Figure 1 TYDEX W-axis system in ISO orientation
Figure 2 TYDEX C-axis system in ISO orientation
Figure 3 TYDEX H-axis system in ISO orientation
Notes: | The ID =10 and ID = 19 requests supply the same contact patch location information, but in a different coordinate system. Request ID = 19 is also used for the tire force visualization as available in Adams Car. Therefore request ID = 19 also contains the orientation of the contact 'patch'. All Adams Tire models have one point of contact in which the tire forces are applied, though the method for calculating the contact point is different. Adams Tire supports four contact methods, see also 'Contact Methods'. Depending on the contact method the location of the contact point can be different: ■One Point contact: Result of the intersection of the wheel plane with the tangent road plane below the wheel center. ■Equivalent Volume contact: The 3D Shell Road utilizes a three-dimensional tire-to-road contact model that computes the volume of intersection between the road and the tire. From the intersection volume the method computes an equivalent plane's effective road normal, penetration, tire to road contact point, and effective road friction. ■Cross Section contact (used by PAC-MC only): Due to the cross section shape of the tire, the contact point will be shifted in lateral direction depending on the inclination angle of the wheel with the road. ■3D Enveloping contact: The enveloping contact will result in a different contact point position. With the position of the 'tandem cams' on the road surface an effective height, slope and road inclination will be calculated. FTire: Since FTire models a complete contact patch, the single contact point coordinates returned via req902 (id=10 and 19) are an approximation to be consistent with the simpler 'handling' type of tire models that actually use a single point contact algorithm. The contact point is computed below the wheel center looking along an approximated road normal. This road normal is constructed using a plane through the wheel center, a point before the wheel center and a point to the left of the wheel center. |
Special requests are available for the Soft Soil tire model, see Specific requests for the Soft-Soil Tire Model and for the 3D Enveloping Contact, see Specific requests for the 3D Enveloping Contact.
Differences in between tire contact (patch) forces and hub forces
The tire contact (patch) forces (request types 3 and 4) have a different location and orientation than the hub forces (request types 6, 26, 27, 28, 29).
The tire contact forces are located at the contact point in between the tire and the road.
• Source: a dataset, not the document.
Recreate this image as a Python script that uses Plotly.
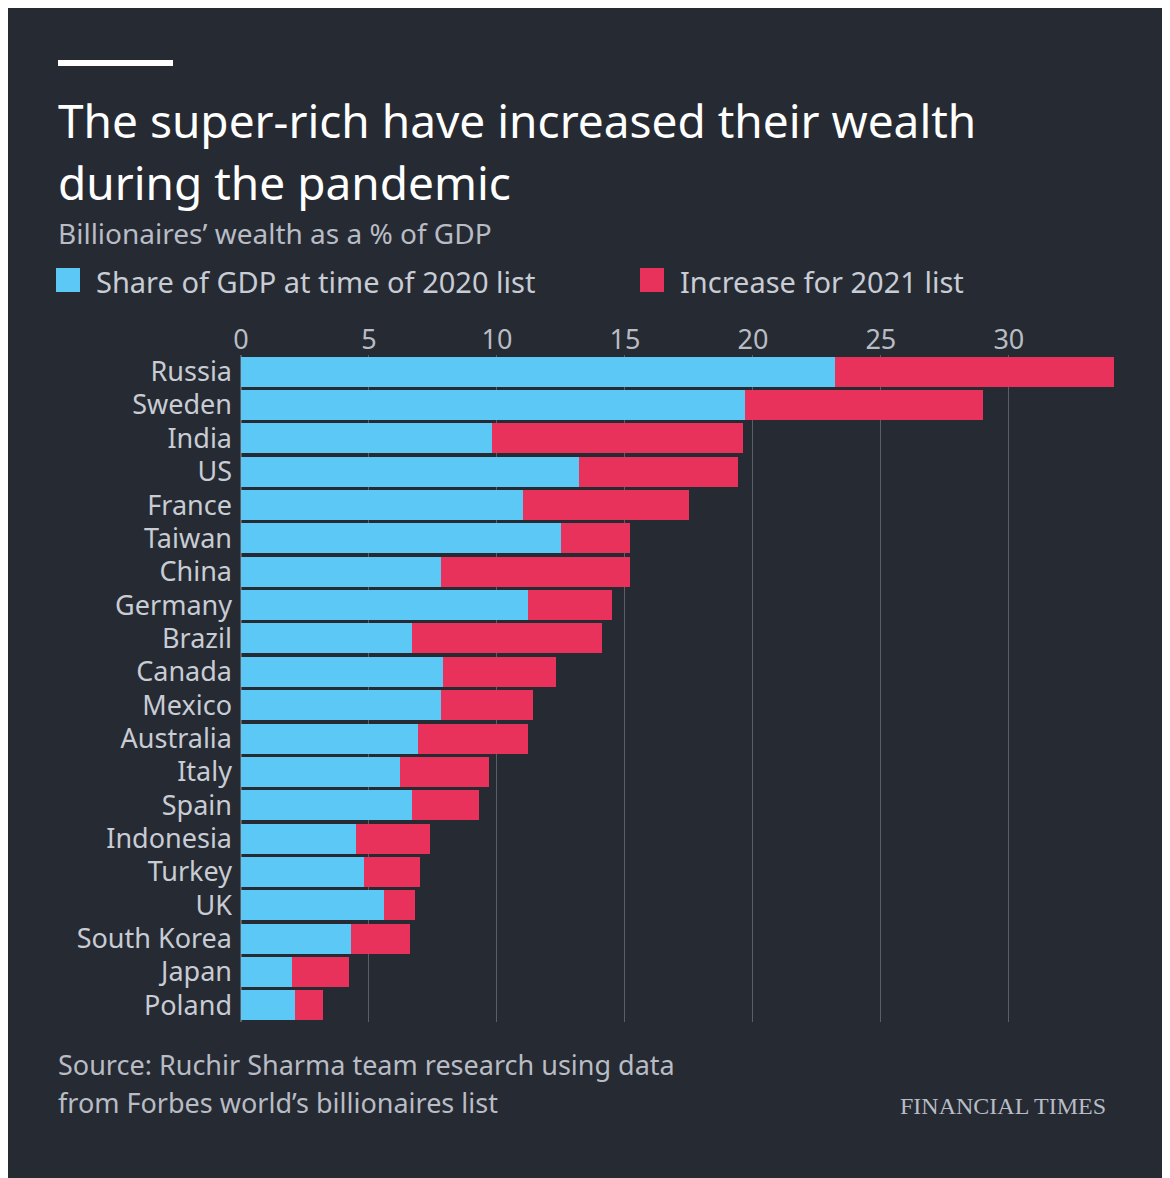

This contact point is calculated as the intersection in between the wheel plane and the road plane (tangent road plane).
The tire contact forces are oriented in a local coordinate system (W-axis) and 'move' with the tire. The longitudinal force is along the intersection line of the wheel plane and the road tangent plane. The lateral force is perpendicular to this intersection line in the road tangent plane. The vertical axis is along the normal on the road tangent plane.
The hub force requests have different coordinate systems: request type 6 is a global coordinate system, request type 26, 27, 28 and 29 in a local system (C or H axis) moving with the wheel.
The hub force request (26-28) in a local system are usually close to the tire contact forces, but sign and size may differ due to the orientation and camber effects, see the definition of C-axis, H-axis, ISO and SAE systems. One more difference may occur in case of a tire model with belt dynamics: The weight of the belt will be included in the tire contact forces but not in the hub forces. So in a steady state situation the difference in vertical contact and hub force is the weight of the tire belt.